Można zrozumieć, że czynownik pląsający razem z p. Rydzykiem na obchodach Radia Maryja mieni się obrońcą krzyża, ale to nie znaczy, że ma prawo ingerować w orzekanie sądów. Ktoś może zauważyć, iż skarga nadzwyczajna jest legalnym sposobem działania Prokuratora Generalnego. Fakt, ale zważywszy na rangę sprawy, rodzi podejrzenie, że to narzędzie dyskrecjonalności.
Sprawą najpoważniejszą jest działanie prokuratury w celu odebrania immunitetu sędziemu Tulei, co umożliwiłoby postawienie mu zarzutów karnych w związku z wyrokiem w sprawie zajść w sali kolumnowej w 2016 r. Pewnie będzie okazja zająć się tą kwestią szerzej, więc na razie ograniczę się tylko do analogii. Sąd w Turcji uniewinnił pisarkę Asli Erdoğan (nie jest spokrewniona z prezydentem Turcji), a wobec sędziów, którzy to postanowili, rozpoczęto działania dyscyplinarne – wystawiono nakazy aresztowania wobec 2,7 tys. sędziów i prokuratorów pod pretekstem ich udziału w zamachu stanu w 2016 r. Chyba rzekomej partycypacji, skoro okazało się, że listy były ułożone dwa lata wcześniej.

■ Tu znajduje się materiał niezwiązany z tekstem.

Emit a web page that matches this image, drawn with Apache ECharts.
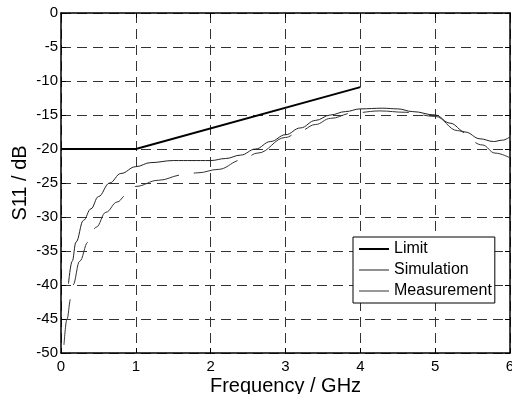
<!DOCTYPE html>
<html>
<head>
<meta charset="utf-8">
<script src="https://cdn.jsdelivr.net/npm/echarts@6/dist/echarts.min.js"></script>
<style>
html,body{margin:0;padding:0;background:#fff;}
#c{width:512px;height:394px;}
</style>
</head>
<body>
<div id="c"></div>
<script>
var seriesNames = ['Limit', 'Simulation', 'Measurement'];
var xTicks = [0, 1, 2, 3, 4, 5, 6];
var yTicks = [0, -5, -10, -15, -20, -25, -30, -35, -40, -45, -50];

var limitFreq = [0, 1, 4];
var limitDb = [-20, -20, -10.9];

var simFreq = [0.1, 0.15, 0.2, 0.3, 0.4, 0.5, 0.65, 0.8, 1.0, 1.2, 1.5, 2.0, 2.2, 2.4, 2.6, 2.8, 3.0, 3.2, 3.4, 3.6, 3.8, 4.0, 4.3, 4.5, 4.7, 5.0, 5.2, 5.4, 5.6, 5.78, 5.9, 6.0];
var simDb = [-39.8, -36.5, -33.7, -30.5, -28.8, -27.0, -25.0, -23.6, -22.6, -22.0, -21.7, -21.7, -21.4, -20.9, -20.0, -18.9, -17.9, -16.9, -15.8, -15.0, -14.5, -14.1, -14.0, -14.1, -14.5, -15.0, -16.2, -17.5, -18.5, -18.9, -18.7, -18.2];

var measFreq = [0.04, 0.08, 0.13, 0.16, 0.25, 0.36, 0.47, 0.6, 0.75, 0.87, 1.0, 1.3, 1.63, 1.83, 2.1, 2.42, 2.63, 3.0, 3.2, 3.4, 3.6, 3.9, 4.26, 4.6, 5.0, 5.3, 5.63, 5.8, 6.0];
var measDb = [-48.8, -45.0, -42.0, -40.0, -36.5, -33.7, -31.5, -29.3, -27.8, -26.8, -25.5, -24.6, -23.8, -23.5, -23.0, -21.6, -20.6, -18.3, -17.3, -16.4, -15.5, -14.7, -14.4, -14.6, -15.2, -17.3, -19.4, -20.6, -21.3];

function pairs(xs, ys) { return xs.map(function (x, i) { return [x, ys[i]]; }); }

var FONT = '"Liberation Sans", Arial, sans-serif';
var gridLine = { show: true, lineStyle: { color: '#333', width: 1, type: [10, 6] } };

var chart = echarts.init(document.getElementById('c'), null, { renderer: 'canvas' });
chart.setOption({
  animation: false,
  backgroundColor: '#fff',
  grid: { left: 61, right: 2, top: 13, bottom: 41, containLabel: false, outerBoundsMode: 'none' },
  legend: {
    data: [
      { name: seriesNames[0], icon: 'path://M0,0 H30 V2 H0 Z' },
      { name: seriesNames[1], icon: 'path://M0,0 H30 V1 H0 Z' },
      { name: seriesNames[2], icon: 'path://M0,0 H30 V1 H0 Z' }
    ],
    orient: 'vertical',
    left: 353, top: 237,
    itemWidth: 30, itemHeight: 16, itemGap: 5,
    padding: [4, 3, 4, 6],
    borderColor: '#000', borderWidth: 1, backgroundColor: '#fff',
    textStyle: { fontFamily: FONT, fontSize: 16, color: '#000' }
  },
  xAxis: [{
    type: 'value', min: xTicks[0], max: xTicks[xTicks.length - 1], interval: 1,
    position: 'bottom',
    name: 'Frequency / GHz', nameLocation: 'middle', nameGap: 23, nameMoveOverlap: false,
    nameTextStyle: { fontFamily: FONT, fontSize: 20, color: '#000' },
    axisLine: { show: true, onZero: false, lineStyle: { color: '#000', width: 1.5 } },
    axisTick: { show: true, inside: true, length: 5, lineStyle: { color: '#000' } },
    axisLabel: { fontFamily: FONT, fontSize: 15, color: '#000', margin: 6 },
    splitLine: gridLine
  }, {
    type: 'value', min: xTicks[0], max: xTicks[xTicks.length - 1], interval: 1,
    position: 'top',
    axisLine: { show: true, onZero: false, lineStyle: { color: '#000', width: 1.5 } },
    axisTick: { show: true, inside: true, length: 5, lineStyle: { color: '#000' } },
    axisLabel: { show: false }, splitLine: { show: false }
  }],
  yAxis: [{
    type: 'value', min: yTicks[yTicks.length - 1], max: yTicks[0], interval: 5,
    position: 'left',
    name: 'S11 / dB', nameLocation: 'middle', nameGap: 31, nameMoveOverlap: false,
    nameTextStyle: { fontFamily: FONT, fontSize: 20, color: '#000' },
    axisLine: { show: true, onZero: false, lineStyle: { color: '#000', width: 1.5 } },
    axisTick: { show: true, inside: true, length: 5, lineStyle: { color: '#000' } },
    axisLabel: { fontFamily: FONT, fontSize: 15, color: '#000', margin: 3 },
    splitLine: gridLine
  }, {
    type: 'value', min: yTicks[yTicks.length - 1], max: yTicks[0], interval: 5,
    position: 'right',
    axisLine: { show: true, onZero: false, lineStyle: { color: '#000', width: 1.5 } },
    axisTick: { show: true, inside: true, length: 5, lineStyle: { color: '#000' } },
    axisLabel: { show: false }, splitLine: { show: false }
  }],
  series: [{
    name: seriesNames[0], type: 'line', data: pairs(limitFreq, limitDb),
    symbol: 'none', color: '#000',
    lineStyle: { color: '#000', width: 2 }
  }, {
    name: seriesNames[1], type: 'line', data: pairs(simFreq, simDb),
    symbol: 'none', smooth: 0.4, smoothMonotone: 'x', color: '#222',
    lineStyle: { color: '#222', width: 1 }
  }, {
    name: seriesNames[2], type: 'line', data: pairs(measFreq, measDb),
    symbol: 'none', smooth: 0.4, smoothMonotone: 'x', color: '#333',
    lineStyle: { color: '#333', width: 1, type: [46, 15] }
  }]
});
</script>
</body>
</html>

Sędzia Tuleya ostrzegał kilka miesięcy temu przed implementacją tureckich standardów w Polsce – może tzw. dobra zmiana postanowiła się mu zrewanżować w stylu znad Bosforu. Asli Erdoğan mieszkała w Krakowie w 2016 r. w ramach azylu politycznego. Obecnie raczej ominęłaby środek Europy i wyspę wolności, bo zaczyna przypominać jej rodzinny kraj, przynajmniej pod względem praworządności i stosunku do wymiaru sprawiedliwości. Ponoć w Warszawie miał być Budapeszt, ale wiele wskazuje, że to jedynie przystanek na drodze do stacji Ankara. Pomyśl o tym, wyborco, przed majowymi wyborami prezydenckimi. Możesz przeszkodzić temu, aby autorytaryzm miękki przekształcił się w twardy.